The novelist narrator doesn't hold back when he adds: “I never could endure to shake hands with Mr. Slope. A cold, clammy perspiration always exudes from him, the small drops are ever to be seen standing on his brow, and his friendly grasp is unpleasant.”

Signora Madeline Vesey Neroni née Madeline Stanhope, daughter of a cleric returned from Italy to Barchester with his family - “Madame Neroni, though forced to give up all motion in the world, had no intention whatever of giving up the world itself. The beauty of her face was uninjured, and that beauty was of a peculiar kind. Her copious rich brown hair was worn in Grecian bandeaux round her head, displaying as much as possible of her forehead and cheeks. Her forehead, though rather low, was very beautiful from its perfect contour and pearly whiteness. Her eyes were long and large, and marvelously bright; might I venture to say bright as Lucifer's...” Anthony Trollope both describes and examines the various ways the Signora, sitting up on her coach, traps men as if a spider trapping flies in her web. Satire so stinging, as a man reading the novel, I almost had to hold the book at a distance from my eyes so as to avoid the Signora trapping me as well.
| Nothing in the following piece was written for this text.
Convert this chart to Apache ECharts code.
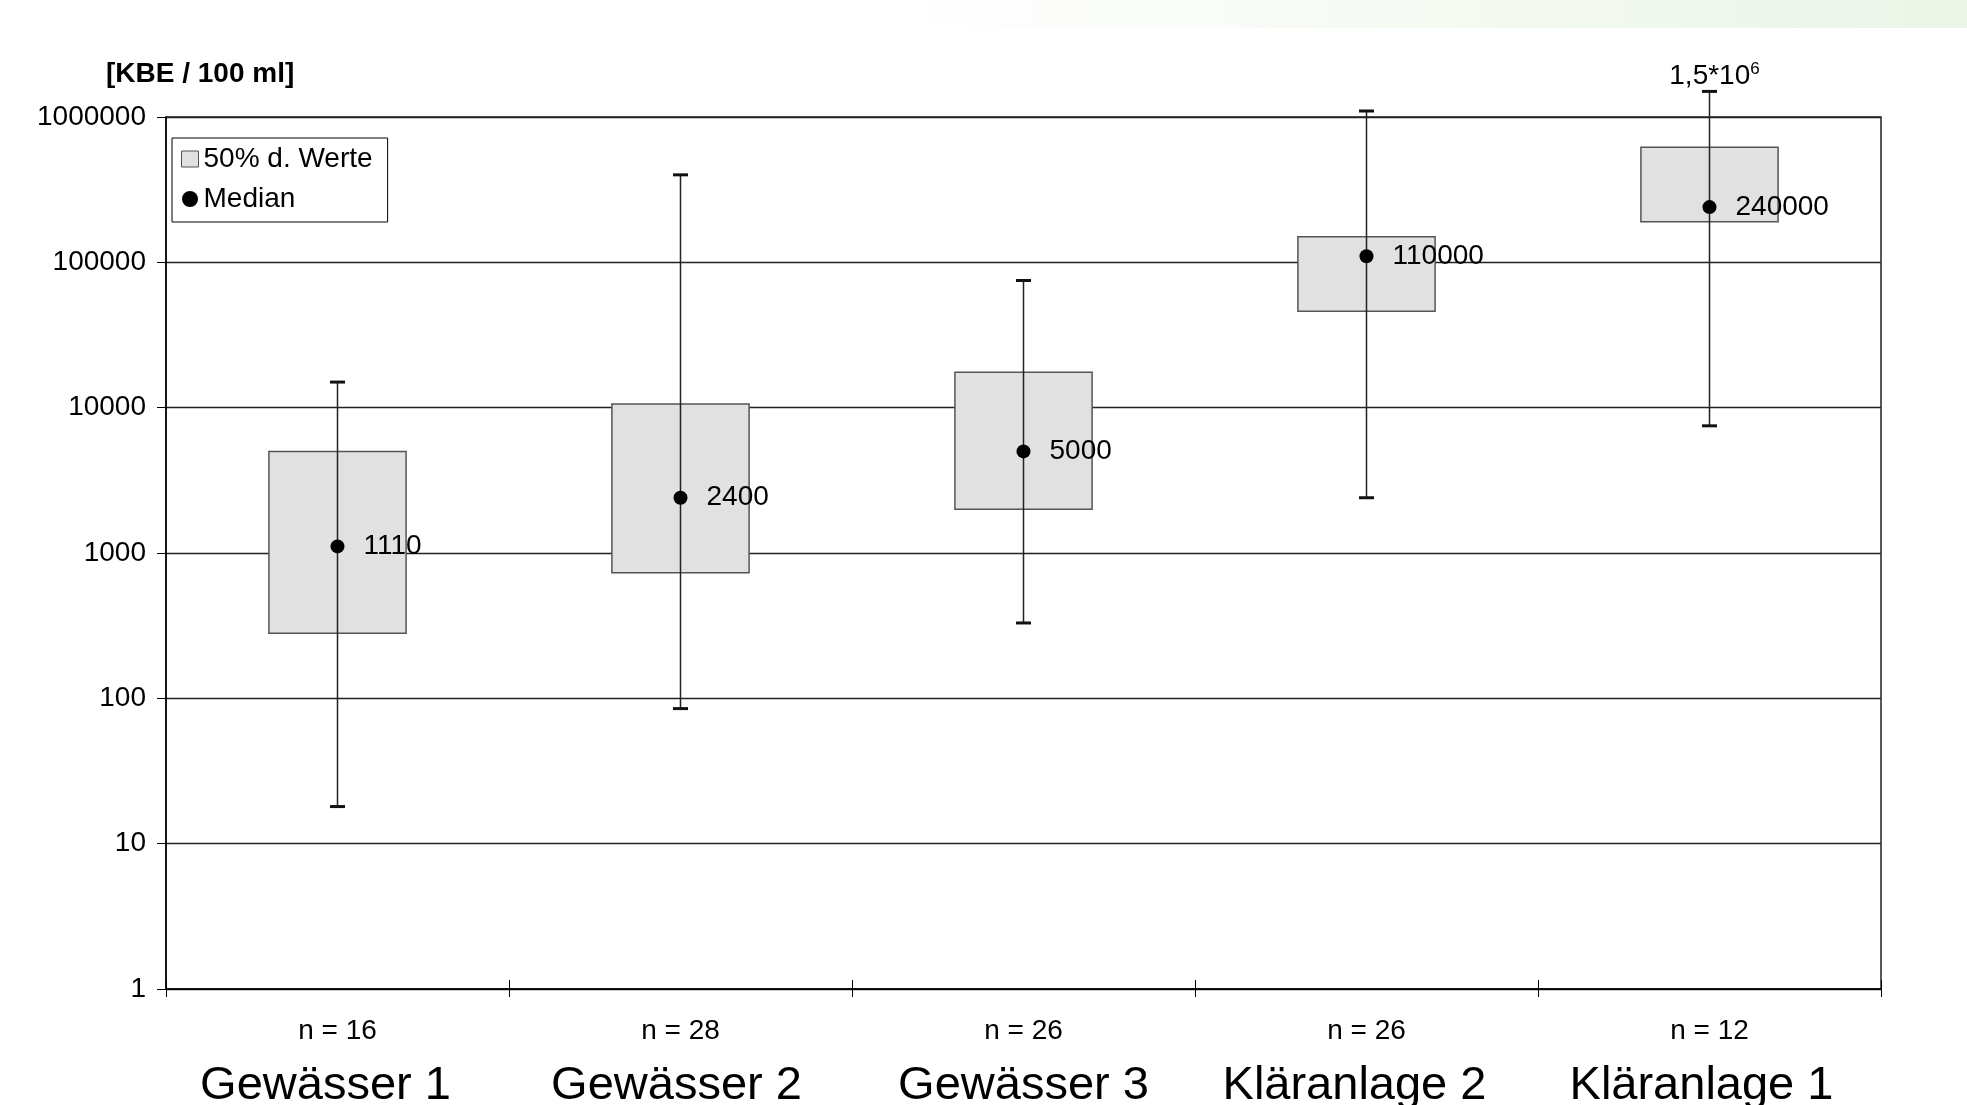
<!DOCTYPE html>
<html>
<head>
<meta charset="utf-8">
<script src="https://cdn.jsdelivr.net/npm/echarts@6/dist/echarts.min.js"></script>
<style>
  html, body { margin: 0; padding: 0; background: #fff; }
  #main { width: 1967px; height: 1105px; }
</style>
</head>
<body>
<div id="main"></div>
<script>
// Kategorien und Stichprobenumfang
var categories = ['Gewässer 1', 'Gewässer 2', 'Gewässer 3', 'Kläranlage 2', 'Kläranlage 1'];
var sampleSizes = [16, 28, 26, 26, 12];

// Werte in KBE / 100 ml
var whiskerLow = [18, 85, 330, 2400, 7500];
var quartileLow = [280, 730, 2000, 46000, 190000];
var medians = [1110, 2400, 5000, 110000, 240000];
var quartileHigh = [5000, 10600, 17500, 150000, 620000];
var whiskerHigh = [15000, 400000, 75000, 1100000, 1500000];
var whiskerNotes = ['', '', '', '', '{a|1,5*10}{b|6}'];

var yMin = 1;
var yMax = 1000000;

// Beschriftungen sitzen im Original leicht links von der Mitte (Pixel)
var labelShift = [12, 4, 0, 12, 8];

var fontFamily = '"Liberation Sans", Arial, sans-serif';

var boxData = categories.map(function (c, i) {
    return [i, whiskerLow[i], quartileLow[i], quartileHigh[i], whiskerHigh[i]];
});
var medianData = categories.map(function (c, i) {
    return [i, medians[i]];
});

function renderBox(params, api) {
    var i = api.value(0);
    var pLow = api.coord([i, api.value(1)]);
    var pQ1 = api.coord([i, api.value(2)]);
    var pQ3 = api.coord([i, api.value(3)]);
    var pHigh = api.coord([i, api.value(4)]);
    var w = api.size([1, medians[i]])[0] * 0.4;
    var capW = 15;
    var children = [
        {
            type: 'rect',
            shape: { x: pQ3[0] - w / 2, y: pQ3[1], width: w, height: pQ1[1] - pQ3[1] },
            style: { fill: '#e1e1e1', stroke: '#555', lineWidth: 1.5 }
        },
        {
            type: 'line',
            shape: { x1: pLow[0], y1: pLow[1], x2: pHigh[0], y2: pHigh[1] },
            style: { stroke: '#222', lineWidth: 1.5 }
        },
        {
            type: 'rect',
            shape: { x: pLow[0] - capW / 2, y: pLow[1] - 1.5, width: capW, height: 3 },
            style: { fill: '#111' }
        },
        {
            type: 'rect',
            shape: { x: pHigh[0] - capW / 2, y: pHigh[1] - 1.5, width: capW, height: 3 },
            style: { fill: '#111' }
        }
    ];
    var note = whiskerNotes[i];
    if (note) {
        children.push({
            type: 'text',
            x: pHigh[0] + 5,
            y: pHigh[1] - 1,
            style: {
                text: note,
                align: 'center',
                verticalAlign: 'bottom',
                fill: '#000',
                rich: {
                    a: { fontSize: 28, fontFamily: fontFamily, fill: '#000', verticalAlign: 'bottom', lineHeight: 30 },
                    b: { fontSize: 17, fontFamily: fontFamily, fill: '#000', verticalAlign: 'top' }
                }
            }
        });
    }
    return { type: 'group', children: children };
}

var labelRich = {
    n: { fontFamily: fontFamily, fontSize: 28, lineHeight: 40, color: '#000', verticalAlign: 'middle' }
};
labelShift.forEach(function (s, i) {
    labelRich['c' + i] = {
        fontFamily: fontFamily, fontSize: 47, lineHeight: 70, color: '#000',
        verticalAlign: 'middle', padding: [0, 2 * s, 0, 0]
    };
});

var chartDom = document.getElementById('main');
var myChart = echarts.init(chartDom);

var option = {
    backgroundColor: '#fff',
    animation: false,
    graphic: [
        {
            type: 'rect',
            left: 0, top: 0, z: -10,
            shape: { width: 1967, height: 28 },
            style: {
                fill: new echarts.graphic.LinearGradient(0, 0, 1, 0, [
                    { offset: 0, color: '#ffffff' },
                    { offset: 0.45, color: '#ffffff' },
                    { offset: 1, color: '#ebf5e7' }
                ])
            }
        }
    ],
    title: {
        text: '[KBE / 100 ml]',
        left: 106,
        top: 60,
        padding: 0,
        textStyle: { fontFamily: fontFamily, fontWeight: 'bold', fontSize: 28, color: '#000' }
    },
    legend: {
        orient: 'vertical',
        left: 172,
        top: 138,
        padding: [6, 15, 8, 9],
        itemGap: 10,
        itemWidth: 17,
        itemHeight: 16,
        borderColor: '#000',
        borderWidth: 1,
        backgroundColor: '#fff',
        textStyle: { fontFamily: fontFamily, fontSize: 28, color: '#000', lineHeight: 30 },
        data: [
            { name: '50% d. Werte', icon: 'rect', itemStyle: { color: '#e1e1e1', borderColor: '#555', borderWidth: 1 } },
            { name: 'Median', icon: 'circle', itemStyle: { color: '#000', opacity: 1 } }
        ]
    },
    grid: {
        left: 166,
        right: 86,
        top: 117,
        bottom: 116,
        outerBoundsMode: 'none',
        containLabel: false,
        show: true,
        borderColor: '#222',
        borderWidth: 1.5,
        backgroundColor: 'transparent'
    },
    xAxis: [
        {
            type: 'category',
            data: categories,
            boundaryGap: true,
            axisLine: { lineStyle: { color: '#000', width: 1.5 } },
            axisTick: { show: true, length: 8, lineStyle: { color: '#000' } },
            axisLabel: {
                interval: 0,
                margin: 22,
                color: '#000',
                formatter: function (value, idx) {
                    return '{n|n = ' + sampleSizes[idx] + '}\n{c' + idx + '|' + value + '}';
                },
                rich: labelRich
            },
            splitLine: { show: false }
        },
        {
            type: 'category',
            data: categories,
            position: 'bottom',
            boundaryGap: true,
            axisLine: { show: false },
            axisTick: { show: true, inside: true, length: 9, lineStyle: { color: '#000' } },
            axisLabel: { show: false },
            splitLine: { show: false }
        }
    ],
    yAxis: {
        type: 'log',
        logBase: 10,
        min: yMin,
        max: yMax,
        axisLine: { show: true, lineStyle: { color: '#000', width: 1.5 } },
        axisTick: { show: true, length: 9, lineStyle: { color: '#000' } },
        axisLabel: {
            margin: 20,
            color: '#000',
            fontFamily: fontFamily,
            fontSize: 28,
            formatter: function (v) { return String(Math.round(v)); }
        },
        splitLine: { show: true, lineStyle: { color: '#222', width: 1.3 } },
        minorTick: { show: false },
        minorSplitLine: { show: false }
    },
    series: [
        {
            name: '50% d. Werte',
            type: 'custom',
            xAxisIndex: 0,
            renderItem: renderBox,
            itemStyle: { color: '#e1e1e1', borderColor: '#555' },
            encode: { x: 0, y: [1, 2, 3, 4] },
            data: boxData,
            z: 2
        },
        {
            name: 'Median',
            type: 'scatter',
            xAxisIndex: 0,
            symbol: 'circle',
            symbolSize: 14,
            itemStyle: { color: '#000', opacity: 1 },
            emphasis: { disabled: true },
            label: {
                show: true,
                position: 'right',
                distance: 19,
                color: '#000',
                opacity: 1,
                fontFamily: fontFamily,
                fontSize: 28,
                formatter: function (p) { return String(medians[p.dataIndex]); }
            },
            data: medianData,
            z: 3
        }
    ]
};

myChart.setOption(option);
</script>
</body>
</html>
“Bertie” Stanhope, younger brother of Madeline - “His great fault was an entire absence of that principle which should have induced him, as the son of a man without fortune, to earn his own bread. Many attempts had been made to get him to do so, but these had all been frustrated, not so much by idleness on his part as by a disinclination to exert himself in any way not to his taste.” Oh, may Anthony Trollope be praised! Having a Oscar Wilde-style dandy allergic to work in the midst of this bunch of stiff, uptight, church-oriented Barchester men and women adds so much color and flair. Go get 'em, Bertie!

Lastly, I'd like to point out a feature I found delightful: at points throughout the novel, Anthony Trollope as author steps back from his unfolding story to speak directly to me, the reader. For instance: "These leave-takings in novels are as disagreeable as they are in real life; not so sad, indeed, for they want the reality of sadness; but quite as perplexing, and generally less satisfactory. What novelist, what Fielding, what Scott, what George Sand, or Sue, or Dumas, can impart an interest to the last chapter of his fictitious history?"

If there is only one Victorian English novel you read in your lifetime, you will not do better than Barchester Towers.